*The problem:*
Return only the lines from the top of the data down to the one that holds "Pie, Cell, Legend", both included, without any pictures.

────────────────────

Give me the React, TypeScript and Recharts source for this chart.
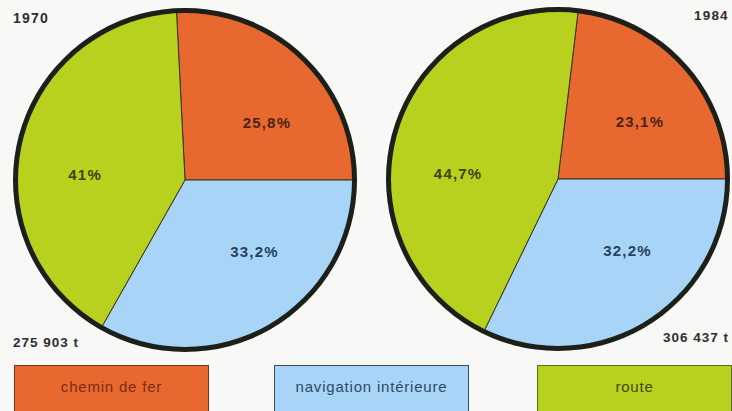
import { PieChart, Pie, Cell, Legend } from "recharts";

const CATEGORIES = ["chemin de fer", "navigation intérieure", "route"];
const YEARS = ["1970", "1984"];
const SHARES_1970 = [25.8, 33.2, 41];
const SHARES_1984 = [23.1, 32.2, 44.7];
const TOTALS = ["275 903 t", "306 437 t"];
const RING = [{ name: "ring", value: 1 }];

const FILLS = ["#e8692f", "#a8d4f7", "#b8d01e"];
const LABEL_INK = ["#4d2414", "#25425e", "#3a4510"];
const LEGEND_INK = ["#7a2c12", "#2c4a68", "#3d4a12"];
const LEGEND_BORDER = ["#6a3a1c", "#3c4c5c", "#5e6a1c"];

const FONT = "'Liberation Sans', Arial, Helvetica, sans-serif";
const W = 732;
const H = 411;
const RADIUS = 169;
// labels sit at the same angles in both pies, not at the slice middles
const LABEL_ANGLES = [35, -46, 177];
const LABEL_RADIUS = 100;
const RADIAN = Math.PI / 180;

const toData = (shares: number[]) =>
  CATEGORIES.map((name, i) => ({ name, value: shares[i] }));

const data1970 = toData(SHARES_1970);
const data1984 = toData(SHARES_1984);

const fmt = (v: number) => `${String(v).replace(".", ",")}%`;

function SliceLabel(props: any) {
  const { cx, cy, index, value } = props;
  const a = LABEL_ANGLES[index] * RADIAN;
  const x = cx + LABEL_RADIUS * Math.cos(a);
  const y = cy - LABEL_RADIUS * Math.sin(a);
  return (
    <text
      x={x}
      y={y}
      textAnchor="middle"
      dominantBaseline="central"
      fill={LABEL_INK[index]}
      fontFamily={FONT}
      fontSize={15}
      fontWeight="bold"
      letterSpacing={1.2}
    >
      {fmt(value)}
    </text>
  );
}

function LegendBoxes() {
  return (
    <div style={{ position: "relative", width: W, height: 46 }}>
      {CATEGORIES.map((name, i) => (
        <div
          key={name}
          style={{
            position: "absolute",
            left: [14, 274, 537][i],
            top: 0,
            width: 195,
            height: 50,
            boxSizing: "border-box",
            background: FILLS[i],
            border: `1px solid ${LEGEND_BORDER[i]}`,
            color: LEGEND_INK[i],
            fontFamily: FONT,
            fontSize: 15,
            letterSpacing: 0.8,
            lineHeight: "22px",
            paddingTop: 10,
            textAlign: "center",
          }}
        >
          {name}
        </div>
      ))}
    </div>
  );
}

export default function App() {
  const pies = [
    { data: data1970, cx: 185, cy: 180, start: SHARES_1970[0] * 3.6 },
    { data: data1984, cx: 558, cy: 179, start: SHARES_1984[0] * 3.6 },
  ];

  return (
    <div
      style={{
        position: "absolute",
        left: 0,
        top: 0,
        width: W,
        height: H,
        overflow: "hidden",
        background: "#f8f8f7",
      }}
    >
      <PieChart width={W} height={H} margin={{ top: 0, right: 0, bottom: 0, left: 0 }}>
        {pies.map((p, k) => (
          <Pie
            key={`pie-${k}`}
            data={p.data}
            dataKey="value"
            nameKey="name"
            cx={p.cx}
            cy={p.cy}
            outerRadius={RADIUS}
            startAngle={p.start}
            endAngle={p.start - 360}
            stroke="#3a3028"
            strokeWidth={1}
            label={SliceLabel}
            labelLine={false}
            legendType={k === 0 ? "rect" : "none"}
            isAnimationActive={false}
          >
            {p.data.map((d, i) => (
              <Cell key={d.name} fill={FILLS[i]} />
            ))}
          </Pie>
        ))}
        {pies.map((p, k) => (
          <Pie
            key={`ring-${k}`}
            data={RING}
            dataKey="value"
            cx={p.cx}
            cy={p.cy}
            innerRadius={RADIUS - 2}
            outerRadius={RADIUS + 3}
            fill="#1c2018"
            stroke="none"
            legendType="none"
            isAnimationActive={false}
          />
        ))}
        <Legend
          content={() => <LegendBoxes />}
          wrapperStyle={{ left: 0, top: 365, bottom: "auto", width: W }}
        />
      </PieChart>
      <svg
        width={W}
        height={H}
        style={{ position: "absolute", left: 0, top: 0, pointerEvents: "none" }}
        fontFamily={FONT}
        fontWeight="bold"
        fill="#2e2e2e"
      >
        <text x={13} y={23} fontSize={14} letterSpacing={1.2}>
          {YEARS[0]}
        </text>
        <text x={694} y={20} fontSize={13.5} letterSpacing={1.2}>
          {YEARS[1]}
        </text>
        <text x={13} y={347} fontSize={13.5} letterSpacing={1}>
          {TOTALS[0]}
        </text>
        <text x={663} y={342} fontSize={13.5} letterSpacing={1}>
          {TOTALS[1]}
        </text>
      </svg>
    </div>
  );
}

────────────────────

*Result:*
Give me the React, TypeScript and Recharts source for this chart.
import { PieChart, Pie, Cell, Legend } from "recharts";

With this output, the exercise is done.